Under an ominous sky a half-naked man, writhing in his death throes, lurches towards the high coppiced-wood fence surrounding him. His body is like a Grünewald Christ: thin, ribby and pale, his face painted white. All around him, there’s the clashing of cymbals and the sounding of horns. And fire. But the crowd is silent.

About 150 people – men, women, children, dogs – have walked, following the flags, pipes and drum, from Harting Down. A woman blowing a long twisted antelope horn had called this strange figure from the trees on the hill, this very white man, in slow ritual Butoh movements: in his hands, stag’s antlers. Dogs in the crowd growled at the sight – no other sound. The stag worked his way along the valley, stalked and harried by three figures, also in white, hands and bodies angular and aggressive.

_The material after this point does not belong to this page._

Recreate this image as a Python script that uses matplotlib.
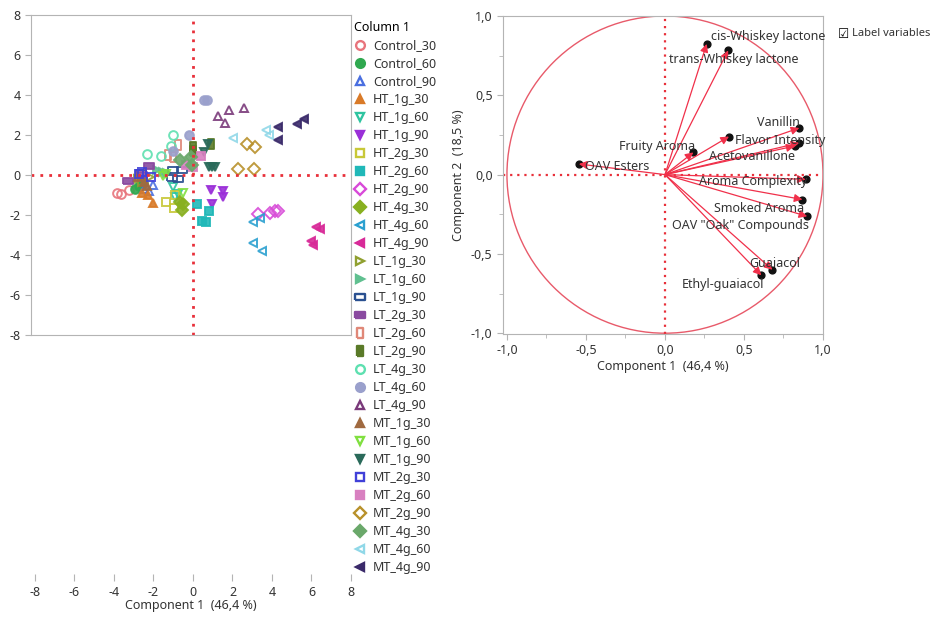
import matplotlib
matplotlib.use("Agg")
import matplotlib.pyplot as plt
from matplotlib.ticker import FuncFormatter, MultipleLocator
from matplotlib.lines import Line2D
from matplotlib.patches import Circle

plt.rcParams["font.family"] = ["Noto Sans", "DejaVu Sans"]
plt.rcParams["font.size"] = 9
plt.rcParams["axes.unicode_minus"] = False

# ---- score plot data (Component 1, Component 2) ----
groups = [
    "Control_30", "Control_60", "Control_90",
    "HT_1g_30", "HT_1g_60", "HT_1g_90",
    "HT_2g_30", "HT_2g_60", "HT_2g_90",
    "HT_4g_30", "HT_4g_60", "HT_4g_90",
    "LT_1g_30", "LT_1g_60", "LT_1g_90",
    "LT_2g_30", "LT_2g_60", "LT_2g_90",
    "LT_4g_30", "LT_4g_60", "LT_4g_90",
    "MT_1g_30", "MT_1g_60", "MT_1g_90",
    "MT_2g_30", "MT_2g_60", "MT_2g_90",
    "MT_4g_30", "MT_4g_60", "MT_4g_90",
]
score_x = [
    [-3.85, -3.65, -3.22], [-2.95, -2.75, -2.55], [-2.5, -2.25, -2.0],
    [-2.6, -2.3, -2.0], [-0.99, -0.91, -0.75], [0.92, 0.97, 1.5, 1.5],
    [-1.35, -0.97, -0.93], [0.19, 0.82, 0.44, 0.64], [3.30, 3.89, 4.14, 4.31],
    [-0.66, -0.57, -0.5], [3.05, 3.38, 3.05, 3.47], [6.25, 6.41, 5.99, 6.08],
    [-2.76, -2.6, -2.2], [-1.83, -1.5, -1.3], [-0.99, -0.57, -0.74, -1.08, -2.65],
    [-2.21, -3.3, -2.6], [-0.74, -1.24, -0.99], [-0.02, 0.02, 0.9],
    [-0.99, -1.13, -1.6, -2.31], [0.55, 0.7, -0.2, -1.0], [1.28, 1.83, 1.62, 2.59],
    [-2.8, -2.5, -2.35], [-1.5, -0.49, -1.35], [0.56, 0.77, 0.8, 0.95, 1.1],
    [-2.6, -2.1, -2.75], [0.4, -0.37, 0.02], [2.76, 3.13, 2.26, 3.10],
    [-0.66, -0.12, -0.07], [2.04, 3.72, 3.85], [4.31, 4.31, 5.29, 5.62],
]
score_y = [
    [-0.91, -0.94, -0.73], [-0.68, -0.55, -0.4], [-0.72, -0.78, -0.5],
    [-0.9, -1.0, -1.38], [-0.61, -1.1, -0.95], [-0.74, -1.45, -0.81, -1.11],
    [-1.36, -1.63, -1.0], [-1.44, -1.78, -2.28, -2.37], [-1.95, -1.9, -1.8, -1.78],
    [-1.36, -1.75, -1.44], [-2.37, -2.15, -3.42, -3.82], [-2.62, -2.7, -3.28, -3.49],
    [-0.19, -0.36, -0.1], [0.23, 0.14, 0.1], [0.26, 0.23, -0.19, -0.14, 0.1],
    [0.44, -0.28, 0.0], [1.48, 0.98, 0.89], [1.39, 1.2, 1.53],
    [1.98, 1.44, 0.93, 1.06], [3.74, 3.74, 1.98, 1.2], [2.93, 3.27, 2.6, 3.37],
    [-0.1, -0.36, -0.55], [-0.03, -0.91, 0.05], [1.14, 1.53, 0.39, 0.39, 0.39],
    [0.14, -0.08, 0.05], [0.93, 0.48, 0.39], [1.53, 1.39, 0.31, 0.31],
    [0.73, 0.89, 0.48], [1.87, 2.27, 1.98], [2.40, 1.77, 2.57, 2.82],
]

# ---- loading plot data ----
variables = [
    "cis-Whiskey lactone", "trans-Whiskey lactone", "Vanillin", "Flavor Intensity",
    "Acetovanillone", "", "Fruity Aroma", "OAV Esters", "Aroma Complexity",
    "Smoked Aroma", 'OAV "Oak" Compounds', "Guaiacol", "Ethyl-guaiacol",
]
load_x = [0.264, 0.40, 0.85, 0.405, 0.85, 0.82, 0.18, -0.545, 0.89, 0.87, 0.90, 0.68, 0.61]
load_y = [0.824, 0.783, 0.294, 0.24, 0.20, 0.18, 0.14, 0.067, -0.03, -0.157, -0.263, -0.60, -0.635]

# ---- styles ----
WIDE = [(-1, -0.5), (1, -0.5), (1, 0.5), (-1, 0.5), (-1, -0.5)]
TALL = [(-0.5, -1), (0.5, -1), (0.5, 1), (-0.5, 1), (-0.5, -1)]
styles = [
    ("o", False, "#e8747c"), ("o", True, "#2fa84f"), ("^", False, "#4a6fe0"),
    ("^", True, "#d97a28"), ("v", False, "#2ec4a0"), ("v", True, "#9a2fd8"),
    ("s", False, "#c8c838"), ("s", True, "#20b8b8"), ("D", False, "#d84ad8"),
    ("D", True, "#88b020"), ("<", False, "#2aa0d0"), ("<", True, "#d82a98"),
    (">", False, "#90a030"), (">", True, "#60c090"), (WIDE, False, "#2a5090"),
    (WIDE, True, "#8a4aa0"), (TALL, False, "#e08878"), (TALL, True, "#5a7a28"),
    ("o", False, "#5ee0b0"), ("o", True, "#9aa0cc"), ("^", False, "#7a3a7a"),
    ("^", True, "#a06a40"), ("v", False, "#80e040"), ("v", True, "#2a6a5a"),
    ("s", False, "#4040d8"), ("s", True, "#d880c0"), ("D", False, "#b8902a"),
    ("D", True, "#6aa86a"), ("<", False, "#90d8e8"), ("<", True, "#3a2a6a"),
]
label_offsets = [  # pixel offsets of label (left, centre) from point
    (4, -7), (-59, 9), (-42, -5), (6, 4), (-90, 14), (0, 0), (-74, -6),
    (6, 3), (-107, 2), (-88, 9), (-135, 9), (-23, -6), (-80, 9),
]

RED = "#e8303a"
GREY = "#b4b4b4"
TXT = "#333333"
W, H = 938, 617

fig = plt.figure(figsize=(W / 100, H / 100), dpi=100)


def px_rect(x0, y0, x1, y1):
    return [x0 / W, 1 - y1 / H, (x1 - x0) / W, (y1 - y0) / H]


def style_axes(ax):
    for s in ax.spines.values():
        s.set_color(GREY)
    ax.tick_params(colors=GREY, labelcolor=TXT, length=4)


# ---- left: score plot ----
ax1 = fig.add_axes(px_rect(31, 15, 351, 335))
style_axes(ax1)
handles = []
for i, name in enumerate(groups):
    m, filled, c = styles[i]
    ms = 7.5 if m in (WIDE, TALL) else 6.3
    ax1.plot(score_x[i], score_y[i], linestyle="none", marker=m, markersize=ms,
             markerfacecolor=c if filled else "none", markeredgecolor=c,
             markeredgewidth=1.4, alpha=0.9)
    handles.append(Line2D([], [], linestyle="none", marker=m, markersize=ms,
                          markerfacecolor=c if filled else "none",
                          markeredgecolor=c, markeredgewidth=1.7))
ax1.axhline(0, color=RED, lw=2, ls=(0, (1, 2.2)))
ax1.axvline(0, color=RED, lw=2, ls=(0, (1, 2.2)))
ax1.set_xlim(-8.2, 8.0)
ax1.set_ylim(-8, 8)
ax1.set_yticks(range(-8, 9, 2))
ax1.set_xticks(range(-8, 9, 2))
ax1.tick_params(axis="x", bottom=False, labelbottom=False)

sec = ax1.secondary_xaxis(-0.77)
sec.spines["bottom"].set_visible(False)
sec.set_xticks(range(-8, 9, 2))
sec.tick_params(direction="in", length=5, colors=GREY, labelcolor=TXT, pad=3)
for t in sec.xaxis.get_ticklines():
    if abs(t.get_xdata()[0]) < 1e-9:
        t.set_color(RED)
sec.set_xlabel("Component 1  (46,4 %)", color=TXT, labelpad=0)

leg = fig.legend(handles, groups, loc="upper left",
                 bbox_to_anchor=(354 / W, 1 - 21 / H), frameon=False,
                 title="Column 1", alignment="left", handlelength=1.0,
                 handletextpad=0.5, labelspacing=0.40, borderpad=0,
                 borderaxespad=0)
leg.get_title().set_fontweight("bold")
for t in leg.get_texts():
    t.set_color(TXT)

# ---- right: loading plot ----
ax2 = fig.add_axes(px_rect(503, 16, 823, 334))
style_axes(ax2)
ax2.set_xlim(-1.025, 1.0)
ax2.set_ylim(-1.005, 1.0)
ax2.add_patch(Circle((0, 0), 1.0, fill=False, color="#e85a6a", lw=1))
ax2.axhline(0, color=RED, lw=1.6, ls=(0, (1, 2.2)))
ax2.axvline(0, color=RED, lw=1.6, ls=(0, (1, 2.2)))
ax2.scatter(load_x, load_y, s=24, color="#111111", zorder=3)
for i, name in enumerate(variables):
    ax2.annotate("", xy=(load_x[i], load_y[i]), xytext=(0, 0),
                 arrowprops=dict(arrowstyle="-|>", color="#f0304a", lw=0.9,
                                 mutation_scale=12, shrinkA=0, shrinkB=0),
                 zorder=4)
    if name:
        dx, dy = label_offsets[i]
        ax2.annotate(name, xy=(load_x[i], load_y[i]),
                     xytext=(dx * 0.72, -dy * 0.72), textcoords="offset points",
                     ha="left", va="center", color=TXT, zorder=5)

comma = FuncFormatter(lambda v, p: f"{v:.1f}".replace(".", ","))
ax2.xaxis.set_major_locator(MultipleLocator(0.5))
ax2.yaxis.set_major_locator(MultipleLocator(0.5))
ax2.xaxis.set_minor_locator(MultipleLocator(0.25))
ax2.yaxis.set_minor_locator(MultipleLocator(0.25))
ax2.xaxis.set_major_formatter(comma)
ax2.yaxis.set_major_formatter(comma)
ax2.tick_params(which="minor", length=3, colors=GREY)
ax2.set_xlabel("Component 1  (46,4 %)", color=TXT, labelpad=2)
ax2.set_ylabel("Component 2  (18,5 %)", color=TXT, labelpad=4)

fig.text(838 / W, 1 - 34 / H, "\u2611", fontsize=9, va="center", ha="left",
         family="DejaVu Sans")
fig.text(852 / W, 1 - 34 / H, "Label variables", fontsize=8, va="center",
         ha="left", color=TXT)

fig.savefig("out.png", dpi=100)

Now the stag is driven, wounded, down this long high corral of woven sticks, hounded by the drums, the cymbals, the fire. But as he dies, wrapped in a long white banner, there’s a tiny high sound from the hill behind him. A woman in a long red dress leads a white horse with a strange figure on it. As they come nearer, you can see it’s a woman, a Mongolian woman in high collared national dress, and the sound is a beautiful and eerie song, a traditional Long Song.

She sings us up the valley, to the tolling of deep bells, until we reach a place of flags, and a crescendo of gongs. The stag-man slowly winds his way up the hill trailing the long white banner, and the horse-woman and her escort rides away to the right, stlll singing…

This has been ‘Chalk’ – an installation and performance by Red Earth. Extraordinary, moving, unsettling.